Question

A can do a piece of work in 10 days and B in 15 days . How long will they take together to finish it ?
A. \[7{\text{ }}days\]
B. \[3{\text{ }}days\]
C. \[9{\text{ }}days\]
D. \[6{\text{ }}days\]

Answer 1

Hint:We have to find the number of days taken by both A and B to complete a piece of work together . We solve this question using the concept of solving linear equations . We will first find the amount of work in which both A and B alone can complete the piece of work in one day . Then to calculate the number of days in which both A and B can together complete the work we add the amount of work done by both A and B alone . Adding the reciprocals would give us the amount of work done by both in one day . Taking the reciprocal of the amount of work done by both gives us the number of days sin which both A and B together can complete the piece of work.

Complete step by step answer:
Given: A can do a piece of work in \[10{\text{ }}days\] and B can do the piece of work in \[15{\text{ }}days\]
So , the work done in one day by A is given as :
\[Work{\text{ }}done{\text{ }}in{\text{ }}one{\text{ }}day{\text{ }}by{\text{ }}A = \dfrac{1}{{10}}\]
Similarly , the work done in one day by B is given as :
\[Work{\text{ }}done{\text{ }}in{\text{ }}one{\text{ }}day{\text{ }}by{\text{ }}B = \dfrac{1}{{15}}\]

Work done together by both A and B in one day is given as :
\[Work{\text{ }}done{\text{ }}in{\text{ }}one{\text{ }}day{\text{ }}by{\text{ }}A{\text{ }}and{\text{ }}B = Work{\text{ }}done{\text{ }}in{\text{ }}one{\text{ }}day{\text{ }}by{\text{ }}A + Work{\text{ }}done{\text{ }}in{\text{ }}one{\text{ }}day{\text{ }}by{\text{ }}B\]
\[Work{\text{ }}done{\text{ }}in{\text{ }}one{\text{ }}day{\text{ }}by{\text{ }}A{\text{ }}and{\text{ }}B = \dfrac{1}{{10}}{\text{ + }}\dfrac{1}{{15}}\]
On , taking L.C.M. we get
\[Work{\text{ }}done{\text{ }}in{\text{ }}one{\text{ }}day{\text{ }}by{\text{ }}A{\text{ }}and{\text{ }}B = \dfrac{{3 + 2}}{{30}}\]
\[\Rightarrow Work{\text{ }}done{\text{ }}in{\text{ }}one{\text{ }}day{\text{ }}by{\text{ }}A{\text{ }}and{\text{ }}B = \dfrac{5}{{30}}\]

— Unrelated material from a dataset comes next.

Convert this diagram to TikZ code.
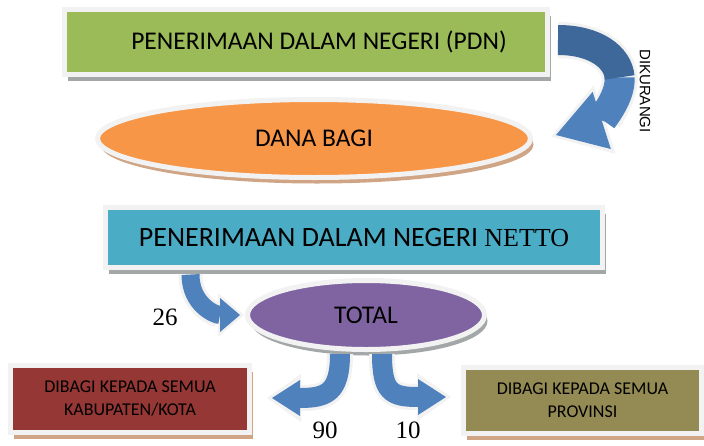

Cancelling the terms , we get the value for Work done in one day by A and B as :
\[Work{\text{ }}done{\text{ }}in{\text{ }}one{\text{ }}day{\text{ }}by{\text{ }}A{\text{ }}and{\text{ }}B = \dfrac{1}{6}\]
So , the number of days in which both A and B together complete the piece of work is given as :
\[Number{\text{ }}of{\text{ }}days{\text{ }}to{\text{ }}finish{\text{ }}work{\text{ }}together = \dfrac{1}{{Work{\text{ }}done{\text{ }}in{\text{ }}one{\text{ }}day{\text{ }}by{\text{ }}A{\text{ }}and{\text{ }}B}}\]
\[\Rightarrow Number{\text{ }}of{\text{ }}days{\text{ }}to{\text{ }}finish{\text{ }}work{\text{ }}together = \dfrac{1}{{\left( {\dfrac{1}{6}} \right)}}\]
On simplifying , we get the number of days in which both A and B together complete the piece of work is given as :
\[Number{\text{ }}of{\text{ }}days{\text{ }}to{\text{ }}finish{\text{ }}work{\text{ }}together = 6\]
Thus , the number of days taken by both A and B to finish the piece of work together is \[6{\text{ }}days\] .

Hence , the correct option is D.

Note:A mistake which we might to while solving such types of question is that we may directly add the number of days in which A and B can complete the piece to work separately for the number of days in which both can complete the work together , as \[number{\text{ }}of{\text{ }}days = 10 + 15\] . This is a possible point where it can be mistaken . Also , at the last we have to do the reciprocal of the sums of the reciprocals of the individuals otherwise again we would end up having wrong answers.